No existen, porque no quisieron existir, así que no he llegado a ninguna conclusión con un mínimo sentido por la cual debamos mantenerlos en nómina. Y, cada día que pasa, es un día más que no se presentan a trabajar, por mucho que nosotros insistamos en obviar los días reales que llevan de baja.

— ¿Cuánto hace que no le ves?

— Hará casi un año.

— ¿Un año?

— ¡Todavía no hace un año!

 

Probablemente, ya encontraron otro trabajo, y les va bien o les va mal (a nosotros no nos debería de importar).
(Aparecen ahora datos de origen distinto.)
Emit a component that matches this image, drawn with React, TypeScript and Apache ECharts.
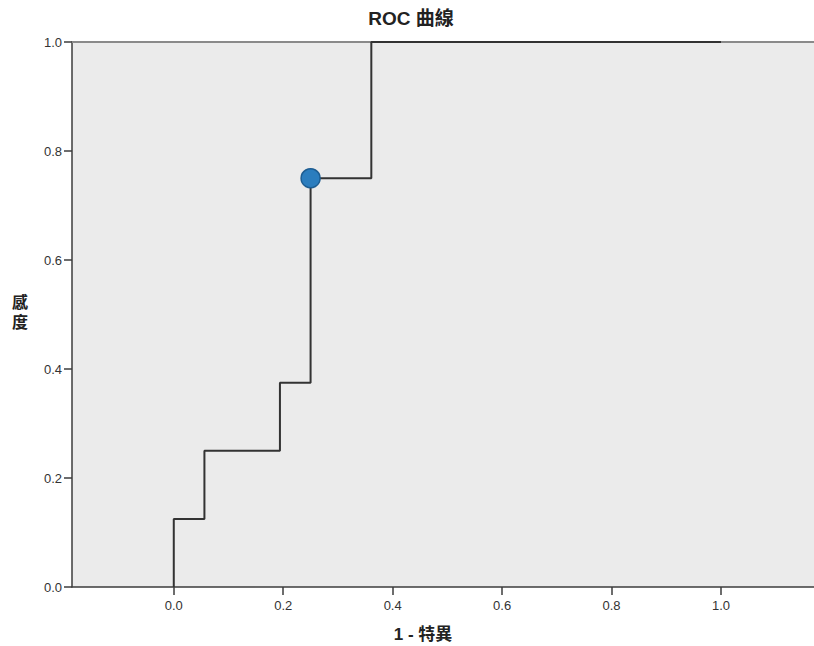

Y de poco o nada servirá que salgamos a la calle y nos obstinemos en decir que nos persiguen, porque los vemos en el autobús, los leemos en el diario, nos pareció que cruzaban el puente de hierro, o nos topamos con su coche al menos una vez a la semana.

 

La obsesión es una chica lista que sabe más que nuestra perezosa capacidad para, de una vez por todas (e intentando por fin no engañar a los más ingenuos de esta historia, nosotros mismos), seamos capaces de dar carpetazo a temas que no son reales, y despedir sin derecho a finiquito a los que un día no volvieron a trabajar. A los mismos que todavía esperamos, aunque tú no te atrevas a decírmelo, con la mesa repleta de papeles desordenados. Porque, debajo del caos, sobresalen nuevos currículum vítae.